Singers and instrumentalists will convene in the Lowell House courtyard for the first time at 2 p.m. before their May 6 performance of Tchaikovsky’s “1812 Overture,” and sound the first notes only one hour later.
In place of the usual firing of cannons, the group opts for exploding hydrogen balloons, and kazoos fill in for any missing instruments. Lowell House’s famous Russian bells also figure prominently in the piece.
Channing Yu ’93, a Lowell House tutor, will conduct the performance, as he has done for the last several years. Before that, Yu played in the orchestra, which he says draws a fair number of polished performers, although most are pretty rusty.
“About a quarter to a half practice every day, but the rest haven’t played in over a year,” Yu says.
Since the orchestra changes every year, each performance is different. One year, Yu says, the hydrogen balloons were stationed behind the orchestra.
“The French horns were kind of startled by the shock wave. One of them actually cut his lip,” Yu says. “The balloons are on the side now.”
According to the Lowell House Web site, the spring performance of the “1812 Overture” became an institution within the first decade of the House’s founding. Five or six years ago Lowell House added a chorus of vocalists to compliment the orchestra.
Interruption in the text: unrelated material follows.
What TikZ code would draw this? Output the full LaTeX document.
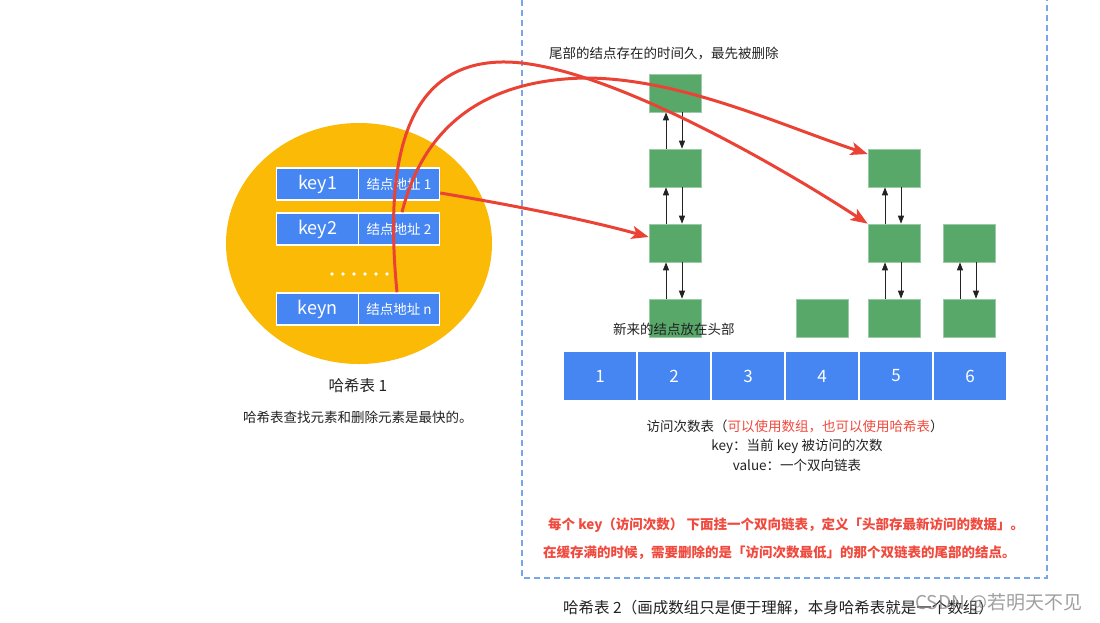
\documentclass[tikz,border=0pt]{standalone}
\usepackage{fontspec}
\setmainfont{Noto Sans CJK SC}
\usetikzlibrary{shapes.geometric,arrows.meta}
\definecolor{cgold}{HTML}{FBBA06}
\definecolor{cblue}{HTML}{4586F3}
\definecolor{cgreen}{HTML}{58A86A}
\definecolor{cred}{HTML}{EA4335}
\definecolor{ctext}{HTML}{F04A3E}
\definecolor{cdash}{HTML}{78A6EE}
\definecolor{cblack}{HTML}{222222}
\newcommand{\fs}[1]{\fontsize{#1}{#1}\selectfont}
\begin{document}
\begin{tikzpicture}[x=1pt,y=-1pt,
  cellk/.style={rectangle, fill=cblue, draw=white, line width=1.5pt, minimum width=82pt, minimum height=32pt, inner sep=0pt, text=white, font=\fs{18}},
  cellv/.style={rectangle, fill=cblue, draw=white, line width=1.5pt, minimum width=81pt, minimum height=32pt, inner sep=0pt, text=white, font=\fs{13.5}},
  acell/.style={rectangle, fill=cblue, draw=white, line width=2pt, minimum width=74pt, minimum height=50pt, inner sep=0pt, text=white, font=\fs{17}},
  gbox/.style={rectangle, fill=cgreen, draw=cgreen!60!white, line width=0.6pt, minimum width=52pt, minimum height=38pt, inner sep=0pt},
  blk/.style={-{Triangle[length=8pt,width=6pt]}, line width=0.9pt, cblack},
  redarr/.style={-{Stealth[length=17pt,width=13pt,inset=4pt]}, line width=3pt, cred},
  lbl/.style={inner sep=0pt, text=cblack, font=\fs{13.5}},
  note/.style={inner sep=0pt, text=ctext, font=\bfseries\fs{13.5}}
]
\useasboundingbox (0,0) rectangle (1100,622);

% dashed frame of hash table 2
\draw[cdash, line width=1.2pt, dash pattern=on 6pt off 4pt] (522,-10) -- (522,578) -- (1047,578) -- (1047,-10);

% hash table 1
\node[ellipse, fill=cgold, minimum width=266pt, minimum height=241pt, inner sep=0pt] (ht1) at (359,243.5) {};
\node[cellk] (k1) at (317.5,184) {key1};
\node[cellv] (v1) at (399,184) {结点地址 1};
\node[cellk] (k2) at (317.5,229) {key2};
\node[cellv] (v2) at (399,229) {结点地址 2};
\node[cellk] (kn) at (317.5,309) {keyn};
\node[cellv] (vn) at (399,309) {结点地址 n};
\foreach \i in {0,...,5} \fill[white] (332+11*\i,274) circle (1.8pt);
\node[lbl, font=\fs{15.5}] (ht1t) at (358,386) {哈希表 1};
\node[lbl, anchor=west] (ht1d) at (243,417) {哈希表查找元素和删除元素是最快的。};

% access-count array
\node[acell] (c1) at (600,376) {1};
\node[acell] (c2) at (674,376) {2};
\node[acell] (c3) at (748,376) {3};
\node[acell] (c4) at (822,376) {4};
\node[acell] (c5) at (896,376) {5};
\node[acell] (c6) at (970,376) {6};

% linked lists
\node[gbox] (a1) at (675,93) {};
\node[gbox] (a2) at (675,168) {};
\node[gbox] (a3) at (675,243) {};
\node[gbox] (a4) at (675,318) {};
\node[gbox] (d1) at (822,318) {};
\node[gbox] (b1) at (894,168) {};
\node[gbox] (b2) at (894,243) {};
\node[gbox] (b3) at (894,318) {};
\node[gbox] (e1) at (969,243) {};
\node[gbox] (e2) at (969,318) {};

\foreach \lo/\up in {a2/a1,a3/a2,a4/a3,b2/b1,b3/b2,e2/e1}{
  \draw[blk] ([xshift=-9pt]\lo.north) -- ([xshift=-9pt]\up.south);
  \draw[blk] ([xshift=7pt]\up.south) -- ([xshift=7pt]\lo.north);
}

% texts of hash table 2
\node[lbl, anchor=west] (tail) at (549,54) {尾部的结点存在的时间久，最先被删除};
\node[lbl, anchor=west] (head) at (613,329) {新来的结点放在头部};
\node[lbl] (cnt1) at (795,426) {访问次数表（\textcolor{ctext}{可以使用数组，也可以使用哈希表}）};
\node[lbl] (cnt2) at (797,446) {key：当前 key 被访问的次数};
\node[lbl] (cnt3) at (797,465) {value：一个双向链表};
\node[note, anchor=west] (n1) at (548,525) {每个 key（访问次数） 下面挂一个双向链表，定义「头部存最新访问的数据」。};
\node[note, anchor=west] (n2) at (543,553) {在缓存满的时候，需要删除的是「访问次数最低」的那个双链表的尾部的结点。};
\node[lbl, anchor=west, font=\fs{15.5}] (ht2t) at (563,608) {哈希表 2（画成数组只是便于理解，本身哈希表就是一个数组）};
\node[inner sep=0pt, anchor=west, text=gray, opacity=0.75, font=\fs{19}] (wm) at (915,603) {CSDN @若明天不见};

% red pointers
\draw[redarr] ([yshift=-9pt]v1.east) .. controls (500,203) and (580,218) .. ([yshift=6pt]a3.west);
\draw[redarr] ([xshift=3pt]v2.north) .. controls (420,140) and (470,80) .. (585,78) .. controls (680,78) and (780,125) .. ([yshift=14pt]b1.west);
\draw[redarr] ([xshift=-2pt]vn.north) .. controls (385,170) and (400,60) .. (507,62) .. controls (600,64) and (770,160) .. (b2.north west);
\end{tikzpicture}
\end{document}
Both the chorus and the orchestra include undergraduates, graduate students, and residents of Cambridge.
Now a permanent fixture of Arts First weekend, the Last Minute Orchestra has seen its audience grow in recent years, comprising members of the Harvard community as well as Cambridge residents and particularly, according to Yu, “kids of all ages.”
As Yu says, “It’s always lots of fun.”